Author: Robin Brown
Published: 23 March 2007
RESOURCES AND LINKS:
Road safety, responsibility and speed cameras. Is driving safely a matter of personal responsibility
or
should
the
government intervene with traffic-calming, police patrols and speed cameras?
And how can we discern what´s fantasy and what´s fiction in an area that stirs strong emotions and people´s
beliefs in their fundamental rights.
Paul Smith and Robert Gifford put forward their cases for a successful road safety policy.
Paul Smith
Safe Speed
Paul
Smith started the Safe Speed road safety campaign in 2001. With a background as a highly trained driver and as a
professional engineer he set about a forensic examination of the government case in support of current road
safety policy. See Safespeed.org.uk.
Robert Gifford
PACTS
Robert
Gifford is Executive Director of the Parliamentary Advisory Council for Transport Safety
(Pacts.org.uk). This is a charity advising MPs and Peers on road, rail
and air safety issues having regard to
key research and policies that will save lives.
Policies have diminished driver skills
Paul
Smith
Road safety has reached an amazing level with 1 death per 100 million miles driven. It works partly because
we have created an error tolerant environment, but mainly because our road users manage risk. The potential
danger of our roads system is off the scale – but we manage risk well and few deaths result.
In the rush to stamp out speeding, modern policy has neglected individual risk management. The tragic
consequence of this is that our drivers simply aren´t as good at staying out of trouble as they used to be.
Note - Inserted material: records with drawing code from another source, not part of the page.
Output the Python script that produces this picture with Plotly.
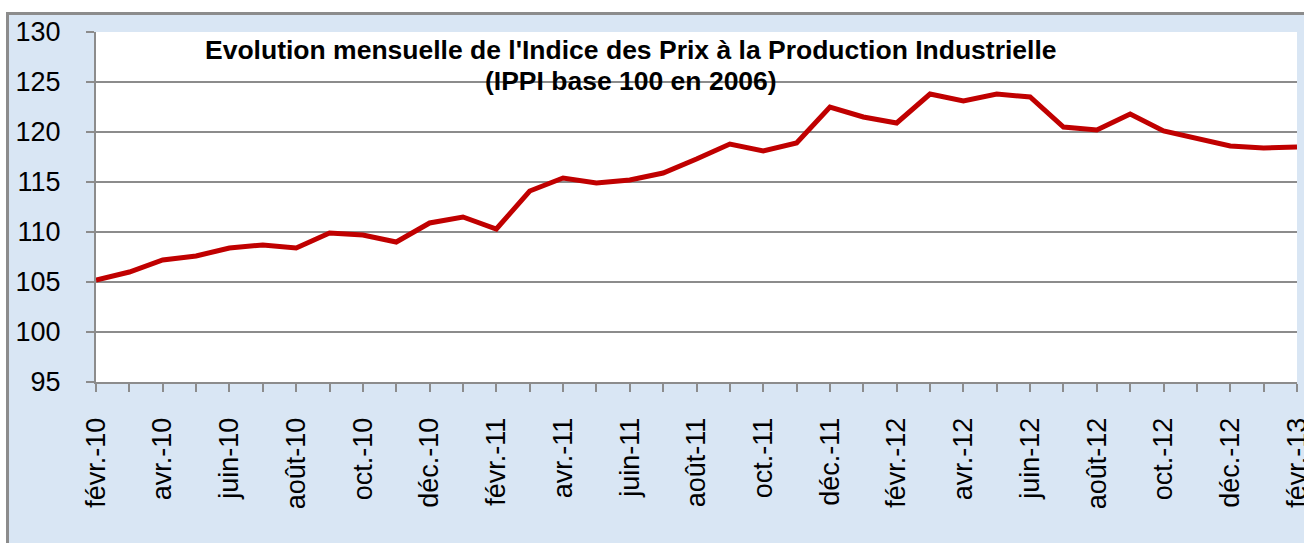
import plotly.graph_objects as go

months = ["févr.-10", "mars-10", "avr.-10", "mai-10", "juin-10", "juil.-10", "août-10", "sept.-10",
          "oct.-10", "nov.-10", "déc.-10", "janv.-11", "févr.-11", "mars-11", "avr.-11", "mai-11",
          "juin-11", "juil.-11", "août-11", "sept.-11", "oct.-11", "nov.-11", "déc.-11", "janv.-12",
          "févr.-12", "mars-12", "avr.-12", "mai-12", "juin-12", "juil.-12", "août-12", "sept.-12",
          "oct.-12", "nov.-12", "déc.-12", "janv.-13", "févr.-13"]
ippi = [105.2, 106.0, 107.2, 107.6, 108.4, 108.7, 108.4, 109.9, 109.7, 109.0, 110.9, 111.5,
        110.3, 114.1, 115.4, 114.9, 115.2, 115.9, 117.3, 118.8, 118.1, 118.9, 122.5, 121.5,
        120.9, 123.8, 123.1, 123.8, 123.5, 120.5, 120.2, 121.8, 120.1, 119.4, 118.6, 118.4, 118.5]
tick_labels = [m if i % 2 == 0 else "" for i, m in enumerate(months)]
y_ticks = [95, 100, 105, 110, 115, 120, 125, 130]

title_lines = ["Evolution mensuelle de l'Indice des Prix à la Production Industrielle",
               "(IPPI base 100 en 2006)"]

W, H = 1304, 543
L, R, T, B = 96, 7, 32, 161
pw, ph = W - L - R, H - T - B


def px_x(p):
    return (p - L) / pw


def px_y(p):
    return (H - B - p) / ph


fig = go.Figure()
fig.add_trace(go.Scatter(x=months, y=ippi, mode="lines",
                         line=dict(color="#c00000", width=5), showlegend=False,
                         hoverinfo="x+y"))

shapes = [
    dict(type="rect", xref="paper", yref="paper", x0=px_x(-5), x1=px_x(7), y0=px_y(560), y1=px_y(-5),
         fillcolor="white", line=dict(width=0), layer="below"),
    dict(type="rect", xref="paper", yref="paper", x0=px_x(-5), x1=px_x(1320), y0=px_y(12.5), y1=px_y(-5),
         fillcolor="white", line=dict(width=0), layer="below"),
    dict(type="line", xref="paper", yref="paper", x0=px_x(7.5), x1=px_x(7.5), y0=px_y(560), y1=px_y(12),
         line=dict(color="#8c8c8c", width=3)),
    dict(type="line", xref="paper", yref="paper", x0=px_x(6), x1=px_x(1320), y0=px_y(13.5), y1=px_y(13.5),
         line=dict(color="#8c8c8c", width=3)),
]

fig.update_layout(
    width=W, height=H,
    margin=dict(l=L, r=R, t=T, b=B, pad=0, autoexpand=False),
    paper_bgcolor="#d9e6f4",
    plot_bgcolor="white",
    font=dict(family="Liberation Sans, Arial, sans-serif", color="black"),
    shapes=shapes,
    annotations=[
        dict(text="<b>" + title_lines[0] + "</b>", xref="paper", yref="paper",
             x=px_x(631), y=px_y(50), xanchor="center", yanchor="middle",
             showarrow=False, font=dict(size=26.5, color="black")),
        dict(text="<b>" + title_lines[1] + "</b>", xref="paper", yref="paper",
             x=px_x(631), y=px_y(81), xanchor="center", yanchor="middle",
             showarrow=False, font=dict(size=26.5, color="black")),
    ],
    xaxis=dict(
        type="category", range=[0, len(months) - 1],
        tickmode="array", tickvals=months, ticktext=tick_labels,
        tickangle=-90, tickfont=dict(size=27),
        ticks="outside", ticklen=8, tickwidth=2, tickcolor="#8c8c8c",
        showline=True, linecolor="#8c8c8c", linewidth=2,
        showgrid=False, zeroline=False, ticklabelstandoff=15, automargin=False,
    ),
    yaxis=dict(
        range=[95, 130], tickmode="array", tickvals=y_ticks,
        tickfont=dict(size=27),
        ticks="outside", ticklen=8, tickwidth=2, tickcolor="#8c8c8c",
        showline=True, linecolor="#8c8c8c", linewidth=2,
        showgrid=True, gridcolor="#8c8c8c", gridwidth=2,
        zeroline=False, ticklabelstandoff=20, automargin=False,
    ),
)

fig.write_html("out.html", config={"displayModeBar": False},
               post_script="document.body.style.margin='0';document.body.style.overflow='hidden';")
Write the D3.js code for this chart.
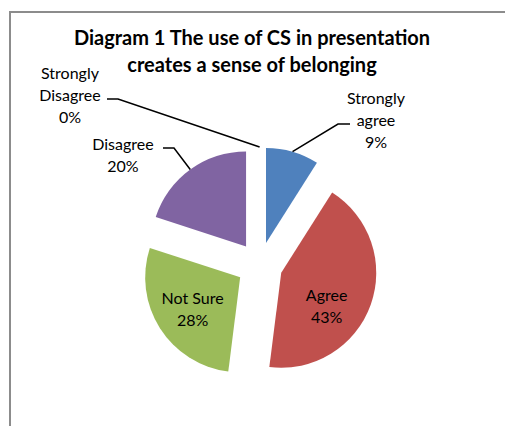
<!DOCTYPE html>
<html>
<head>
<meta charset="utf-8">
<script src="https://cdn.jsdelivr.net/npm/d3@7"></script>
<style>
  body { margin: 0; background: #fff; }
  text { font-family: Lato, "Liberation Sans", sans-serif; fill: #000; }
</style>
</head>
<body>
<div id="vis_pie"></div>
<script>
var categories = ['Strongly agree', 'Agree', 'Not Sure', 'Disagree', 'Strongly Disagree'];
var values = [9, 43, 28, 20, 0];
var colors = ['#4F81BD', '#C0504D', '#9BBB59', '#8064A2', '#4BACC6'];
var titleLines = ['Diagram 1 The use of CS in presentation', 'creates a sense of belonging'];

var width = 505;
var height = 426;

var svg = d3.select('#vis_pie')
  .append('svg')
  .attr('width', width)
  .attr('height', height);

// chart frame (runs off the right and bottom edge)
svg.append('rect')
  .attr('x', 10)
  .attr('y', 12)
  .attr('width', 520)
  .attr('height', 440)
  .attr('fill', 'none')
  .attr('stroke', '#8c8c8c')
  .attr('stroke-width', 2);

// title
svg.selectAll('.title')
  .data(titleLines)
  .enter()
  .append('text')
  .attr('class', 'title')
  .attr('x', 252)
  .attr('y', function(d, i) { return 45 + i * 27; })
  .attr('text-anchor', 'middle')
  .style('font-size', '20px')
  .style('font-weight', 'bold')
  .text(function(d) { return d; });

var cx = 259.6, cy = 265;
var radius = 95;
var explode = 23;

var data = categories.map(function(c, i) {
  return { name: c, value: values[i], color: colors[i] };
});
var total = d3.sum(values);
var pct = d3.format('.0%');

var pie = d3.pie()
  .sort(null)
  .value(function(d) { return d.value; });

var arc = d3.arc()
  .innerRadius(0)
  .outerRadius(radius);

var arcs = pie(data);

function offset(d, r) {
  var a = (d.startAngle + d.endAngle) / 2;
  return [Math.sin(a) * r, -Math.cos(a) * r];
}

var g = svg.append('g')
  .attr('transform', 'translate(' + cx + ',' + cy + ')');

g.selectAll('.slice')
  .data(arcs)
  .enter()
  .append('path')
  .attr('class', 'slice')
  .attr('transform', function(d) {
    var o = offset(d, explode);
    return 'translate(' + o[0] + ',' + o[1] + ')';
  })
  .attr('fill', function(d) { return d.data.color; })
  .attr('d', arc);

// inside labels for the big slices, outside labels with leaders for the rest
var inside = { 'Agree': [67, 36], 'Not Sure': [-67, 39] };
var outside = {
  'Strongly agree': { lines: ['Strongly', 'agree'], x: 376, y: 104, elbow: [338, 350, 124] },
  'Disagree': { lines: ['Disagree'], x: 123, y: 150, elbow: [174, 163, 148] },
  'Strongly Disagree': { lines: ['Strongly', 'Disagree'], x: 70, y: 79, elbow: [118, 107, 99] }
};

arcs.forEach(function(d) {
  var name = d.data.name;
  var label = pct(d.data.value / total);
  if (inside[name]) {
    var p = inside[name];
    var t = g.append('text')
      .attr('text-anchor', 'middle')
      .style('font-size', '16px');
    t.append('tspan').attr('x', p[0]).attr('y', p[1]).text(name);
    t.append('tspan').attr('x', p[0]).attr('y', p[1] + 22).text(label);
    return;
  }
  var o = outside[name];
  var lines = o.lines.concat([label]);
  var t2 = svg.append('text')
    .attr('text-anchor', 'middle')
    .style('font-size', '16px');
  lines.forEach(function(s, i) {
    t2.append('tspan').attr('x', o.x).attr('y', o.y + i * 22).text(s);
  });
  var e = offset(d, explode + radius);
  svg.append('polyline')
    .attr('points', [[cx + e[0], cy + e[1]], [o.elbow[0], o.elbow[2]], [o.elbow[1], o.elbow[2]]].join(' '))
    .attr('fill', 'none')
    .attr('stroke', '#000')
    .attr('stroke-width', 1.5);
});
</script>
</body>
</html>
Proper policy must do two things. Firstly it must use effective roads policing to deal with a small percentage who
operate way outside of social norms. These are the drunks, the thrill seeking bikers, the unlicenced hooligans in
stolen cars. They are ‘rogue drivers’ and their risks are enormous. Secondly, and this is the missing key, proper
policy must help the rest of us to develop our skills in managing risk.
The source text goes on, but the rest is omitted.